On average, Smith & Wesson has traded at about a 14x year-forward price to earnings multiple, and yet you now have many that are calling for a 20x multiple. That doesn’t make much sense in the absence of a structural change to the industry, and despite the current surge in gun sales, there’s really no evidence of such a change over the past few months.”
Hardiman argues that many analysts are not considering the uncertainty of the next political cycle and what Washington politics – the primary driver of industry growth for nearly a decade – will look like in 13 or 14 months.
“Absent a surge of sales and manufacturing, we have to ask: What will the end of fiscal 2017 year look like when we have a new president?” he says. “We’ll be in the first 100 days and we’ll have to see if gun legislation is part of the initial plans.

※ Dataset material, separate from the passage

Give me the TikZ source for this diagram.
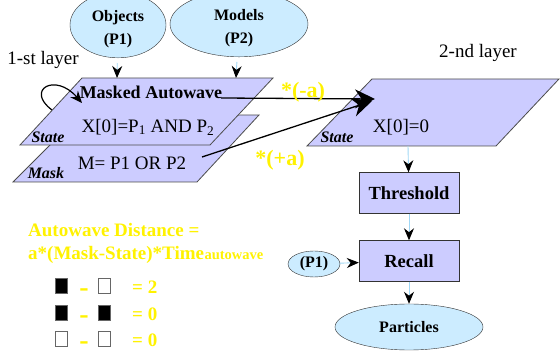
\documentclass[tikz,border=0pt]{standalone}
\usepackage{fontspec}
\setmainfont{Liberation Serif}
\usetikzlibrary{arrows.meta,shapes.geometric}

\definecolor{lav}{RGB}{204,204,255}
\definecolor{sky}{RGB}{204,236,255}
\definecolor{pale}{RGB}{160,215,245}

\begin{document}
\begin{tikzpicture}[x=1pt,y=-1pt,>={Stealth[black,length=12pt,width=10pt]},
	layer/.style={fill=lav,draw=black!70,line width=0.8pt},
	oval/.style={ellipse,draw=black!80,fill=sky,inner sep=0pt,align=center,font=\fontsize{16}{18}\selectfont\bfseries},
	box/.style={rectangle,draw=black!80,fill=lav,minimum width=100pt,minimum height=41pt,font=\fontsize{18.5}{20}\selectfont\bfseries},
	link/.style={->,draw=pale,line width=0.9pt},
	big/.style={-{Stealth[black,length=20pt,width=19pt]},line width=1.3pt},
	txt/.style={inner sep=0pt,font=\fontsize{19}{20}\selectfont},
	ital/.style={inner sep=0pt,font=\fontsize{16}{18}\selectfont\bfseries\itshape},
	ylw/.style={inner sep=0pt,text=yellow,font=\fontsize{19}{20}\selectfont\bfseries},
	cell/.style={rectangle,draw=black!60,minimum width=12pt,minimum height=15pt,inner sep=0pt}]
	\useasboundingbox (0,0) rectangle (560,352);

	% layers
	\filldraw[layer] (13,182) -- (80,115) -- (259,115) -- (197,182) -- cycle;
	\filldraw[layer] (20,145) -- (82,78) -- (273,78) -- (210,145) -- cycle;
	\filldraw[layer] (307,146) -- (372,79) -- (559,79) -- (496,146) -- cycle;

	% inputs
	\node[oval,minimum width=96pt,minimum height=50pt] (obj) at (118,25) {\rule{0pt}{20pt}Objects\\[5pt](P1)};
	\node[oval,minimum width=138pt,minimum height=48pt] (mod) at (239,24) {\rule{0pt}{20pt}Models\\[5pt](P2)};

	\node[txt] (lay1) at (43,60) {1-st layer};
	\node[txt] (lay2) at (478,53) {2-nd layer};

	% 1-st layer
	\node[txt,font=\fontsize{18}{20}\selectfont\bfseries] (maw) at (151,92) {Masked Autowave};
	\node[txt] (xs1) at (148,127) {X[0]=P\textsubscript{1} AND P\textsubscript{2}};
	\node[ital] (st1) at (48,137) {State};
	\node[txt] (msk) at (132,163) {M= P1 OR P2};
	\node[ital] (mk) at (46,173) {Mask};

	% 2-nd layer
	\node[txt] (xs2) at (401,127) {X[0]=0};
	\node[ital] (st2) at (337,137) {State};

	\node[box] (thr) at (409,193) {Threshold};
	\node[box] (rec) at (409,261) {Recall};
	\node[oval,minimum width=52pt,minimum height=26pt] (p1) at (314,264) {(P1)};
	\node[oval,minimum width=148pt,minimum height=46pt] (part) at (409,327) {Particles};

	\coordinate (in1) at (117,78);
	\coordinate (in2) at (236,78);
	\coordinate (out2) at (408,146);
	\draw[link,shorten <=5pt] (obj) -- (in1);
	\draw[link,shorten <=5pt] (mod) -- (in2);
	\draw[link] (out2) -- (thr);
	\draw[link] (thr) -- (rec);
	\draw[link] (p1) -- (rec);
	\draw[link] (rec) -- (part);

	% self loop
	\coordinate (lpa) at (52,110);
	\coordinate (lpb) at (82,103);
	\draw[->,line width=1.2pt] (lpa) .. controls (25,90) and (55,72) .. (lpb);

	% autowave links
	\coordinate (a1) at (221,98);
	\coordinate (a2) at (202,157);
	\coordinate (tip1) at (375,99);
	\coordinate (tip2) at (372,101);
	\draw[big] (a1) -- (tip1);
	\draw[big] (a2) -- (tip2);
	\node[ylw,font=\fontsize{22}{24}\selectfont\bfseries] (neg) at (303,92) {*(-a)};
	\node[ylw,font=\fontsize{22}{24}\selectfont\bfseries] (pos) at (280,160) {*(+a)};

	% distance
	\node[ylw,anchor=west] (dist) at (28,230) {Autowave Distance =};
	\node[ylw,anchor=west] (form) at (28,255) {a*(Mask-State)*Time};
	\node[ylw,anchor=base west,font=\fontsize{14.5}{16}\selectfont\bfseries] (sub) at (form.base east) {autowave};

	\foreach \y/\lc/\rc/\v in {286/black/white/2,313/black/black/0,339/white/white/0}{
		\node[cell,fill=\lc] (l\y) at (61,\y) {};
		\node[ylw,font=\fontsize{28}{28}\selectfont\bfseries] (d\y) at (84,\y+7) {-};
		\node[cell,fill=\rc] (r\y) at (104,\y) {};
		\node[ylw,anchor=west] (v\y) at (132,\y+1) {= \v};
	}
\end{tikzpicture}
\end{document}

Given that uncertainty, why is someone willing to assign a growth type multiple on next year’s numbers? I struggle to come up with that answer.”
Aside from the short-term threat that new owners may not be the primary drivers of recent growth – and the 40% surge in SWHC shares after the San Bernardino attacks, Hardiman plans to keep an eye on the progress of the 2016 election cycle – another obvious risk.
“If a Republican gets elected, gun stocks will go down,” he says. “Going from a Democrat to a Republican doesn’t help – or create that urgency. Going from the Republican to a Democrat, it shoots up. There will be a bit of poll watching over the next few months.”
According to Thomson First/Call, SWHC stock has an average price target from 10 analysts of $25.60. The low-end estimate sits at $16, while the high-end currently is at $31.